Cellular Sensor Sentinel

Cellular Sensor Sentinel

This project uses the Seeed Studio GPRS/GSM Shield to build a versatile Arduino-based remote alarm system that can notify your cell phone within seconds, via text message, when nearby doors or windows are opened or closed, pressure sensors depressed, or motion sensors activated, just to name a few of the many possibilities.
Here we’ll teach you how to connect simple motion, touch, pressure, and light sensors, and how to program the Arduino to use the shield to send text messages when these detect events. It’s easy to adapt this system to use other sensor devices like temperature probes, magnetic switches, tilt sensors, etc. (If you’re looking for inspiration, check out Forrest Mim’s classic book Electronic Sensor Circuits and Projects.)


Back when cellphone technology was only “2G,” an industry standard data protocol was developed so that all phones, towers, and other cellular devices could talk to each other, even if they weren’t all made by the same company, regardless of what country they happened to be operating in.
That protocol survives today, and is known as GSM. The original French acronym—Groupe Special Mobile—has been superseded by an English one: Global System for Mobile Communications.
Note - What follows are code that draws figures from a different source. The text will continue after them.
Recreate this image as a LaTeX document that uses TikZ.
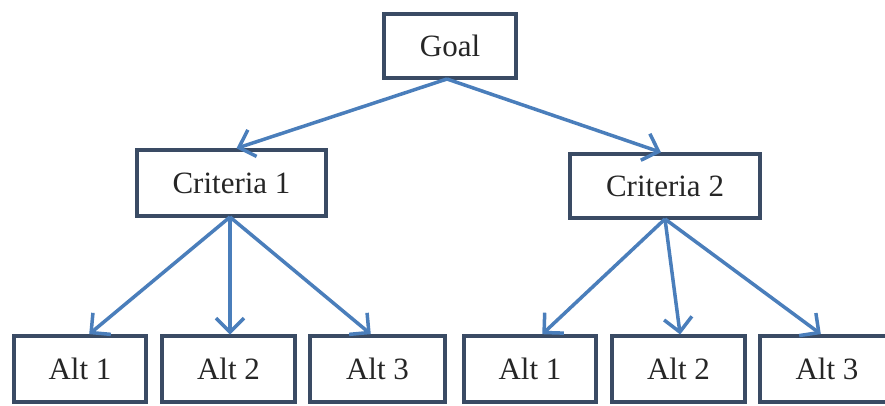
\documentclass[tikz,border=0pt]{standalone}
\usepackage{fontspec}
\setmainfont{Liberation Serif}
\usetikzlibrary{arrows.meta}
\definecolor{boxline}{HTML}{3A4B64}
\definecolor{arrowblue}{HTML}{4A7EBB}
\tikzset{
  box/.style={draw=boxline, line width=4pt, fill=white, rectangle, inner sep=0pt,
    minimum height=66pt, font=\fontsize{31}{36}\selectfont, text=black!85},
  link/.style={draw=arrowblue, line width=3.5pt,
    -{Straight Barb[length=14pt, width=28pt, line width=3.5pt]}, shorten >=-1pt}
}
\begin{document}
\begin{tikzpicture}[x=1pt,y=-1pt]
\useasboundingbox[fill=white] (0,0) rectangle (885,405);
\node[box, minimum width=132pt, minimum height=64pt] (goal) at (450,46) {Goal};
\node[box, minimum width=189pt] (c1) at (231.5,183) {Criteria 1};
\node[box, minimum width=190pt, minimum height=64pt] (c2) at (665,186) {Criteria 2};
\node[box, minimum width=132pt] (a11) at (80,368.5) {Alt 1};
\node[box, minimum width=133pt] (a12) at (228.5,368.5) {Alt 2};
\node[box, minimum width=135pt] (a13) at (377.5,368.5) {Alt 3};
\node[box, minimum width=132pt] (a21) at (530,368.5) {Alt 1};
\node[box, minimum width=133pt] (a22) at (678.5,368.5) {Alt 2};
\node[box, minimum width=134pt] (a23) at (827,368.5) {Alt 3};
\coordinate (g0) at ([xshift=-3pt,yshift=1pt]goal.south);
\coordinate (c10) at ([xshift=-1.5pt,yshift=1pt]c1.south);
\coordinate (c20) at ([xshift=0pt,yshift=1pt]c2.south);
\draw[link] (g0) -- ([xshift=6pt]c1.north);
\draw[link] (g0) -- ([xshift=-5pt]c2.north);
\draw[link] (c10) -- ([xshift=10pt]a11.north);
\draw[link] (c10) -- ([xshift=1.5pt]a12.north);
\draw[link] (c10) -- ([xshift=-7.5pt]a13.north);
\draw[link] (c20) -- ([xshift=13pt]a21.north);
\draw[link] (c20) -- ([xshift=1.5pt]a22.north);
\draw[link] (c20) -- ([xshift=-7pt]a23.north);
\end{tikzpicture}
\end{document}
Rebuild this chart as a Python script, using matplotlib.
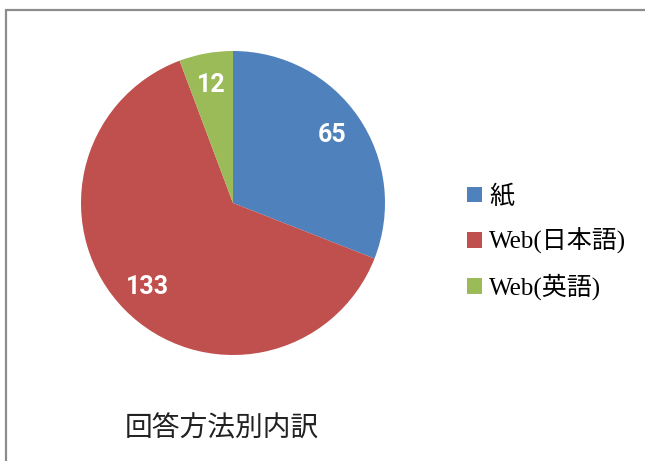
import matplotlib.pyplot as plt
from matplotlib.patches import Rectangle

labels = ['紙', 'Web(日本語)', 'Web(英語)']
values = [65, 133, 12]
colors = ['#4F81BD', '#C0504D', '#9BBB59']
title = '回答方法別内訳'

W, H = 645, 461
fig = plt.figure(figsize=(W / 100, H / 100), dpi=100)

# outer border of the chart area
fig.patches.append(Rectangle((6 / W, -0.1), 1.2, 1 - 10 / H + 0.1, transform=fig.transFigure,
                             fill=False, edgecolor='#8c8c8c', lw=1.6))

cx, cy, r = 233, 203, 152
ax = fig.add_axes([(cx - r) / W, (H - cy - r) / H, 2 * r / W, 2 * r / H])
total = sum(values)
wedges, texts, autotexts = ax.pie(values, colors=colors, startangle=90, counterclock=False,
                                  radius=1, autopct=lambda p: '%d' % round(p * total / 100),
                                  pctdistance=0.79)
for t in autotexts:
    t.set_color('white')
    t.set_fontsize(18)
    t.set_fontweight('bold')
    t.set_family(['Roboto', 'DejaVu Sans'])
ax.set_xlim(-1, 1)
ax.set_ylim(-1, 1)
ax.set_aspect('auto')

leg = fig.legend(wedges, labels, loc='upper left', bbox_to_anchor=(444 / W, 1 - 162 / H),
                 frameon=False, handlelength=0.6, handleheight=0.6, handletextpad=0.3,
                 labelspacing=0.78, prop={'family': ['Liberation Serif', 'Noto Sans CJK JP'], 'size': 18})

fig.text(222 / W, 1 - 428 / H, title, ha='center', va='center', fontsize=20,
         family=['Noto Sans CJK JP', 'DejaVu Sans'], color='#222222')

fig.savefig('out.png', dpi=100)
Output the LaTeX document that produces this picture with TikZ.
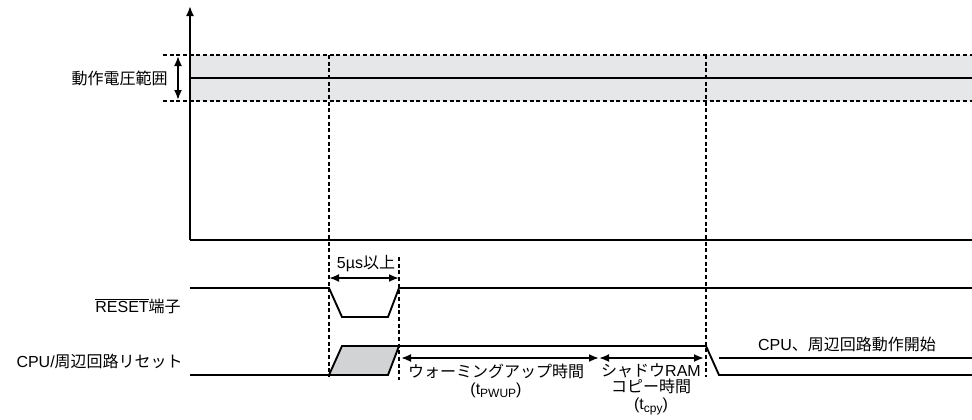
\documentclass[tikz,border=0pt]{standalone}
\usepackage{fontspec}
\setmainfont{Liberation Sans}
\newfontfamily\jpfont{Noto Sans CJK JP}
\usetikzlibrary{arrows.meta}
\newcommand{\ja}[1]{{\jpfont #1}}
\newcommand{\lowidx}[1]{\raisebox{-0.35ex}{\fontsize{9pt}{9pt}\selectfont #1}}
\definecolor{bandgray}{HTML}{E6E7E8}
\definecolor{pulsegray}{HTML}{D1D3D4}

\begin{document}
\begin{tikzpicture}[>={Latex[length=7.5pt,width=6pt]}, x=0.75pt, y=-0.75pt,
    font=\fontsize{12pt}{12.5pt}\selectfont, every node/.style={inner sep=0pt},
    wave/.style={line width=1.4pt}, guide/.style={line width=1.3pt, dash pattern=on 3pt off 2pt}]
    \useasboundingbox (0,0) rectangle (972,419);

    % operating voltage band
    \fill[bandgray] (190,55) rectangle (972,101);
    \draw[guide] (163,55) -- (972,55);
    \draw[guide] (163,101) -- (972,101);
    \draw[wave] (190,78) -- (972,78);
    \coordinate (band_top) at (178,56);
    \coordinate (band_bot) at (178,100);
    \draw[<->, wave] (band_top) -- (band_bot);
    \node[anchor=east] (range_label) at (168,78) {\ja{動作電圧範囲}};

    % axes
    \coordinate (origin) at (190,240);
    \coordinate (v_top) at (190,6);
    \coordinate (t_end) at (972,240);
    \draw[->, wave] (origin) -- (v_top);
    \draw[wave] (origin) -- (t_end);

    % timing guides
    \draw[guide] (329,55) -- (329,377);
    \draw[guide] (706,55) -- (706,377);
    \draw[guide] (399,257) -- (399,380);

    % RESET pin
    \node[anchor=east] (reset_label) at (181,306) {$\overline{\mbox{RESET}}$\ja{端子}};
    \draw[wave] (190,288) -- (329,288) -- (342,317) -- (388,317) -- (399,288) -- (972,288);
    \coordinate (pulse_l) at (329,278);
    \coordinate (pulse_r) at (399,278);
    \draw[<->, wave] (pulse_l) -- (pulse_r);
    \node (pulse_label) at (366,264) {5µs\ja{以上}};

    % CPU / peripheral reset
    \node[anchor=east] (cpu_label) at (183,361) {CPU/\ja{周辺回路リセット}};
    \filldraw[wave, fill=pulsegray] (329,375) -- (342,346) -- (399,346) -- (388,375) -- cycle;
    \draw[wave] (190,375) -- (329,375);
    \draw[wave] (399,346) -- (706,346) -- (719,375) -- (972,375);

    % warm-up and shadow RAM copy
    \coordinate (warm_l) at (401,358);
    \coordinate (warm_r) at (599,358);
    \coordinate (copy_r) at (704,358);
    \draw[<->, wave] (warm_l) -- (warm_r);
    \draw[<->, wave] (warm_r) -- (copy_r);
    \node[align=center] (warm_label) at (496,381) {\ja{ウォーミングアップ時間}\\(t\lowidx{PWUP})};
    \node[align=center] (copy_label) at (651,389) {\ja{シャドウ}RAM\\\ja{コピー時間}\\(t\lowidx{cpy})};

    % operation start
    \coordinate (run_l) at (719,358);
    \coordinate (run_r) at (972,358);
    \draw[wave] (run_l) -- (run_r);
    \node (run_label) at (847,344) {CPU\ja{、周辺回路動作開始}};
\end{tikzpicture}
\end{document}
Though 2G has been overtaken in many parts of the world by 3G and 4G technologies, even these more modern devices are required to be backwards-compatible with GSM.  As such, GSM remains the world’s dominant mobile phone data standard. GSM specifies a number of services that devices must provide in order to claim compliance. Among these is GPRS, or General Packet Radio Service, which is commonly used to provide text messaging, multimedia messaging, and internet access.


You can power the Sensor Sentinel over your USB cable, through a wall-wart, or using a battery pack. During testing, it’s convenient to use the USB cable, but for true wireless use, you’ll want a battery. The method we’re using for capacitive touch sensing works poorly when powered through batteries, but relatively well when powered by USB or AC adapter.


The Arduino code and a repackaged version of Paul Badger’s Capacitive Sensing Library are available for download from the MAKE Github repository.